Me referí semanas atrás a esos libros que, leídos en su día con un entusiasmo casi tóxico -el que producen las primeras lecturas importantes-, uno evita prudentemente releer, temiendo que muy probablemente vayan a decepcionarlo. Y bueno, en días pasados me resolví a leer uno de esos libros, bien que amparado en la garantía de ser su autor uno de los más grandes poetas de todos los tiempos. Me refiero a Hiperión o El eremita en Grecia, la novela epistolar que Friedrich Hölderlin escribiera entre 1797 y 1799, y que transmite como pocas el arrebato y la intensidad de la más exaltada juventud.
Como cabía sospechar, se hace difícil, cumplida cierta edad, sintonizar de buenas a primeras con tanta euforia y tan subidos sentimientos. Es inevitable, por otro lado, experimentar cierta aprensión hacia una fraseología patriótica que, si bien emerge aquí de la forma más idealizada y más pura (pues se trata de la liberación de Grecia y de la restauración del espíritu que fecundó Europa), el tiempo ha impregnado de peligrosas, siniestras connotaciones. En el trasfondo ideológico de la novela resuenan, palpitantes aún, los ecos de la Revolución francesa, pero no es difícil detectar los hilos rojos que, partiendo de un libro como éste, se enredan con las peores pesadillas de los siglos siguientes. Así es por mucho que Hölderlin, con su siempre asombrosa combinatoria de éxtasis y lucidez, segregue los antídotos que permiten rebatirlo, y su novela contenga, en sus páginas finales, la más enconada diatriba que se haya escrito nunca contra los alemanes.
La potencia lírica de Hölderlin, su apasionada elocuencia, consiguen hacer vibrar de nuevo las cuerdas del viejo entusiasmo. Pero hay algo que, transcurridas unas pocas décadas, parece haberse desplazado irreversiblemente y que, releída la novela en la actualidad, altera sensiblemente su diapasón. Tiene que ver con el intenso sentimiento de la naturaleza, con la mística panteísta que una y otra vez consuela y exalta a Hiperión, y que se sustenta en una absoluta confianza en la permanencia y la durabilidad de aquélla.

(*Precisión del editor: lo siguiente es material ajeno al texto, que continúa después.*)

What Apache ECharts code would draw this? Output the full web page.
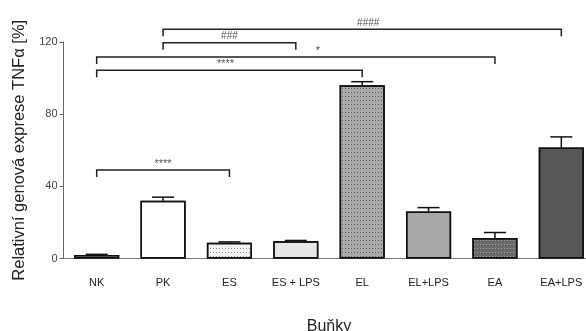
<!DOCTYPE html>
<html>
<head>
<meta charset="utf-8">
<script src="https://cdn.jsdelivr.net/npm/echarts@6/dist/echarts.min.js"></script>
<style>
  html, body { margin: 0; padding: 0; background: #fff; }
  #chart { width: 586px; height: 331px; }
</style>
</head>
<body>
<div id="chart"></div>
<script>
// Cell groups on the x axis
const categories = ['NK', 'PK', 'ES', 'ES + LPS', 'EL', 'EL+LPS', 'EA', 'EA+LPS'];
// Mean relative TNFα expression [%]
const means = [2, 32, 8.7, 9.6, 96, 26, 11.3, 61.5];
// Upper end of the error bar (mean + SEM)
const upper = [2.3, 34, 9.2, 10, 98, 28.2, 14.4, 67.4];
// Y axis ticks
const yTicks = [0, 40, 80, 120];
// Significance brackets: from category, to category, height, label
const bracketFrom = [0, 0, 0, 1, 1];
const bracketTo = [2, 4, 6, 3, 7];
const bracketY = [49, 104.3, 111.7, 119.6, 127];
const bracketLabels = ['****', '****', '*', '###', '####'];

// Fill and dot pattern for each bar
const fills = ['#ffffff', '#ffffff', '#f2f2f2', '#e6e6e6', '#a9a9a9', '#a8a8a8', '#686868', '#575757'];
const dots = [null, null, '#8a8a8a', null, '#5a5a5a', null, '#a8a8a8', null];
// Horizontal nudge (px) of each bracket label so it clears neighbouring brackets
const labelNudge = [0, -4, 22, 0, 6];

const chart = echarts.init(document.getElementById('chart'));

const barData = means.map((v, i) => ({
  value: v,
  itemStyle: {
    color: fills[i],
    borderColor: '#111',
    borderWidth: 1.5,
    decal: dots[i]
      ? { symbol: 'rect', symbolSize: 1, dashArrayX: [1, 2], dashArrayY: [1, 3], color: dots[i] }
      : { symbol: 'none' }
  }
}));

const errData = means.map((v, i) => [i, v, upper[i]]);
const bracketData = bracketFrom.map((f, i) => [f, bracketTo[i], bracketY[i], bracketLabels[i]]);

const option = {
  animation: false,
  aria: { enabled: true, decal: { show: true } },
  // the plot runs slightly past the right edge of the canvas
  grid: { left: 63.5, width: 531, top: 42, bottom: 72.5, outerBoundsMode: 'none', containLabel: false },
  xAxis: {
    type: 'category',
    data: categories,
    name: 'Buňky',
    nameLocation: 'middle',
    nameGap: 60,
    nameTextStyle: { fontFamily: 'Liberation Sans', fontSize: 16, color: '#222' },
    axisLine: { lineStyle: { color: '#777', width: 1 } },
    axisTick: { alignWithLabel: true, length: 4, lineStyle: { color: '#999' } },
    axisLabel: { fontFamily: 'Liberation Sans', fontSize: 11, color: '#222', margin: 19 }
  },
  yAxis: {
    type: 'value',
    min: yTicks[0],
    max: yTicks[yTicks.length - 1],
    interval: yTicks[1] - yTicks[0],
    name: 'Relativní genová exprese TNFα [%]',
    nameLocation: 'middle',
    nameGap: 32,
    nameTextStyle: { fontFamily: 'Liberation Sans', fontSize: 16.5, color: '#222' },
    axisLine: { show: true, lineStyle: { color: '#666', width: 1 } },
    axisTick: { show: true, length: 4, lineStyle: { color: '#666' } },
    axisLabel: { fontFamily: 'Liberation Sans', fontSize: 11, color: '#444', margin: 6 },
    splitLine: { show: false }
  },
  series: [
    {
      type: 'bar',
      data: barData,
      barWidth: '68%'
    },
    {
      type: 'custom',
      data: errData,
      z: 3,
      renderItem: function (params, api) {
        const top = api.coord([api.value(0), api.value(2)]);
        const base = api.coord([api.value(0), api.value(1)]);
        const half = 11;
        return {
          type: 'group',
          children: [
            { type: 'line', shape: { x1: base[0], y1: base[1], x2: top[0], y2: top[1] },
              style: { stroke: '#111', lineWidth: 1.5 } },
            { type: 'line', shape: { x1: top[0] - half, y1: top[1], x2: top[0] + half, y2: top[1] },
              style: { stroke: '#111', lineWidth: 1.5 } }
          ]
        };
      }
    },
    {
      type: 'custom',
      data: bracketData,
      clip: false,
      z: 4,
      renderItem: function (params, api) {
        const a = api.coord([api.value(0), api.value(2)]);
        const b = api.coord([api.value(1), api.value(2)]);
        const drop = 7;
        const label = bracketData[params.dataIndex][3];
        return {
          type: 'group',
          children: [
            { type: 'polyline',
              shape: { points: [[a[0], a[1] + drop], [a[0], a[1]], [b[0], b[1]], [b[0], b[1] + drop]] },
              style: { stroke: '#222', lineWidth: 1.5, fill: null } },
            { type: 'text',
              style: { text: label, x: (a[0] + b[0]) / 2 + labelNudge[params.dataIndex], y: a[1] - 1,
                       align: 'center', verticalAlign: 'bottom',
                       fontFamily: 'Liberation Sans', fontSize: label.charAt(0) === '*' ? 11 : 10, fill: '#555' } }
          ]
        };
      }
    }
  ]
};

chart.setOption(option);
</script>
</body>
</html>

“¡Contempla el mundo!”, le escribe a Hiperión su amada Diotima. “¿No es como un cortejo triunfal en marcha, con el que la naturaleza celebra el triunfo eterno sobre toda corrupción?” Hiperión, a su vez, termina la última de sus cartas celebrando la “indestructible belleza del mundo” e interpelando a la naturaleza en estos términos: “Los hombres caen de ti como frutos podridos; ¡deja que se hundan en ti, así volverán de nuevo a tus raíces!” (empleo, cómo no, la incesantemente reeditada traducción de Jesús Munárriz, publicada por la editorial que él mismo bautizó con el título de esta novela).
Trato de escarbar en mi memoria de lector y creo haber asentido ante invocaciones como éstas y otras muchas parecidas que abundan en la novela. Aun si ya entonces se trataba de un atavismo, me da la impresión de que todavía era posible, hace sólo unas pocas décadas, pensar en la naturaleza en términos de refugio, de pertenencia, incluso de trascendencia. (Sería ridículo suscribir aquí el concepto de eternidad, pero cabría admitirlo como licencia retórica.)
En la actualidad, sin embargo, las palabras de Diotima e Hiperión resuenan como un arcaísmo, reminiscencias de una especie de religión extinguida. De eso se trata, en efecto: de una religión muerta, recientemente muerta, cuyos cantos apenas comienzan a despertar una melancólica extrañeza.
Hace en realidad muy poco tiempo que nos hemos resignado a contemplar la naturaleza con un sentimiento trágico, aceptando como inevitable su progresiva, implacable destrucción. Se oye con frecuencia, atribuido una veces a Henry Giroux, otras a Fredric Jameson, otras a Slavoj Zizek, aquello de que “es más fácil imaginar el fin del mundo que el final del capitalismo”. La cultura de masas, la fantasía popular, hace ya tiempo que confirma este diagnóstico, en el que el concepto de “mundo” (progresivamente desplazado, como observara agudamente Ferlosio, por el de “planeta”, derivado de una “mirada astronómica, extraterrestre y metahistórica, acaso apocalíptica”) sugiere la definitiva segregación del hombre, del destino entero de la humanidad, de la naturaleza a la que no hace tanto pensábamos muchos, como Hiperión, que todavía era posible regresar.